Provided data:

━━━

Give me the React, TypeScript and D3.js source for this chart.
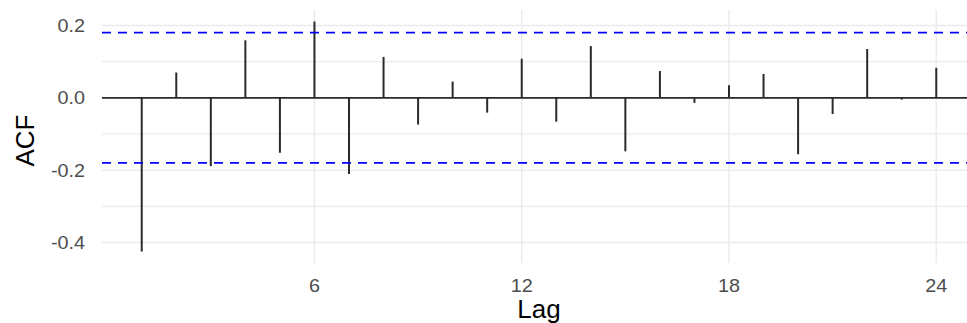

━━━

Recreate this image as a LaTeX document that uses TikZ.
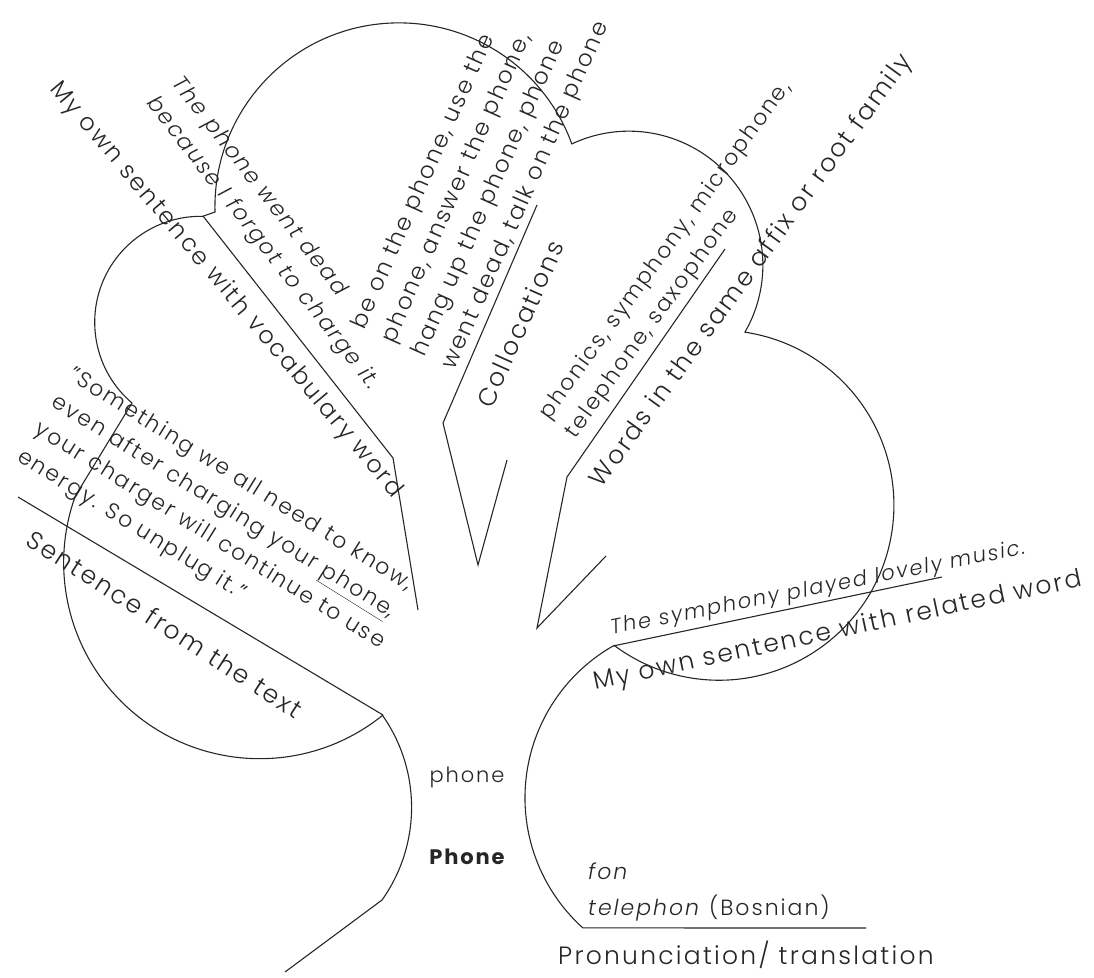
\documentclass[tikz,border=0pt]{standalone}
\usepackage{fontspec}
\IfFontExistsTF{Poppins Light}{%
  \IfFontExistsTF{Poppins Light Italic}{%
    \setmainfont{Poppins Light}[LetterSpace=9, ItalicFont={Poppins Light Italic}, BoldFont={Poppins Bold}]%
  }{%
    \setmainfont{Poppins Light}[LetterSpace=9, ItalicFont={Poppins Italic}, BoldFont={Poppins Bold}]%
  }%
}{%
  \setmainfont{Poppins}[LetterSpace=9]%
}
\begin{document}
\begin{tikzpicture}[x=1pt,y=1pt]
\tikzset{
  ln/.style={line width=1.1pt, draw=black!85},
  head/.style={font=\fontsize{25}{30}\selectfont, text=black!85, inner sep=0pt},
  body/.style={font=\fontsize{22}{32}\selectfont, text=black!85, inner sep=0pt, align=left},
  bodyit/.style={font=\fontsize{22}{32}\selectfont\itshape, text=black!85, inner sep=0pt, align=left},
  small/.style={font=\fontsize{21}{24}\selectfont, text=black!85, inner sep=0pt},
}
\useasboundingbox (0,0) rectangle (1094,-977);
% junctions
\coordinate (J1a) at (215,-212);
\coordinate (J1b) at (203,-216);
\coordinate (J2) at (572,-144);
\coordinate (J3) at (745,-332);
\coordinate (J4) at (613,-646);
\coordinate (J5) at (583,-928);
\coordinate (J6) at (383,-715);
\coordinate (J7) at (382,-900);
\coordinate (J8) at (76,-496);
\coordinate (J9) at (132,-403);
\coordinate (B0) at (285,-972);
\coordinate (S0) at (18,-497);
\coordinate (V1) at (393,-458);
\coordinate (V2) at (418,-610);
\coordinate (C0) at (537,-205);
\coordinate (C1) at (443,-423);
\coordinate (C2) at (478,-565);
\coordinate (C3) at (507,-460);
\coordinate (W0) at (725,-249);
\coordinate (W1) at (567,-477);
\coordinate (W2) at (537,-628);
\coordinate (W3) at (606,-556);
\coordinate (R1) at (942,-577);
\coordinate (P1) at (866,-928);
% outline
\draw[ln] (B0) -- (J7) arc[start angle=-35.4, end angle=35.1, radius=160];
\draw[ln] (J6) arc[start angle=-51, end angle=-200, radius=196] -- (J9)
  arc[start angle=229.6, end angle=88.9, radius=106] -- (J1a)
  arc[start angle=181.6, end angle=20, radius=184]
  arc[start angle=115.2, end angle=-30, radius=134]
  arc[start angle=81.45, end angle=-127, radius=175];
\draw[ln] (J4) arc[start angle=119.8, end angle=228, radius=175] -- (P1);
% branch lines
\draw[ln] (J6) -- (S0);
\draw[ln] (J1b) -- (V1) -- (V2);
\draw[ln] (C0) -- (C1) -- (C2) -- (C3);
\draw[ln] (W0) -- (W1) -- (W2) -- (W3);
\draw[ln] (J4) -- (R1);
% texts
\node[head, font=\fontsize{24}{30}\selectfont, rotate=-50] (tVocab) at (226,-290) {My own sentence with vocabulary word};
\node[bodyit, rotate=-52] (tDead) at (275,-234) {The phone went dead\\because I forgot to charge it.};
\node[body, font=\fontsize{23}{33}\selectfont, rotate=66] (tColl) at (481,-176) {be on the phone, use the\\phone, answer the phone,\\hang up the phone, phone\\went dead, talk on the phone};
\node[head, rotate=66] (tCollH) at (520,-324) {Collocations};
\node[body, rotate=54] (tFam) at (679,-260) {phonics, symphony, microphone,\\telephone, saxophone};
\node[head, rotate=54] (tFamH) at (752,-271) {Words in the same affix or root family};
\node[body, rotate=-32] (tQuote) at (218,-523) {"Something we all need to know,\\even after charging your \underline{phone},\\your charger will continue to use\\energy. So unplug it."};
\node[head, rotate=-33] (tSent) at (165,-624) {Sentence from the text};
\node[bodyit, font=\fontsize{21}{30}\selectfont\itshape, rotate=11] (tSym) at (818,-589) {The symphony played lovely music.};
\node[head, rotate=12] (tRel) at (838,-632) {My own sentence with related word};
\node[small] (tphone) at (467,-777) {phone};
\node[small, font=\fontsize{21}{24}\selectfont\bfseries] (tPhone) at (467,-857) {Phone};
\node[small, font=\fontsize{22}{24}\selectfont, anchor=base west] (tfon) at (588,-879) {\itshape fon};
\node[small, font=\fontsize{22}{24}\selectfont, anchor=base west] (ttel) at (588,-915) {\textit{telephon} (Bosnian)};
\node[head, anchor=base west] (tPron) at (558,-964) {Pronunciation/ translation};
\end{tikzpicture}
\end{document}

━━━

Problem statement: Filter the listing for the word "this" and copy every line that holds it.

Finished task:
Give me the React, TypeScript and D3.js source for this chart.
Recreate this image as a LaTeX document that uses TikZ.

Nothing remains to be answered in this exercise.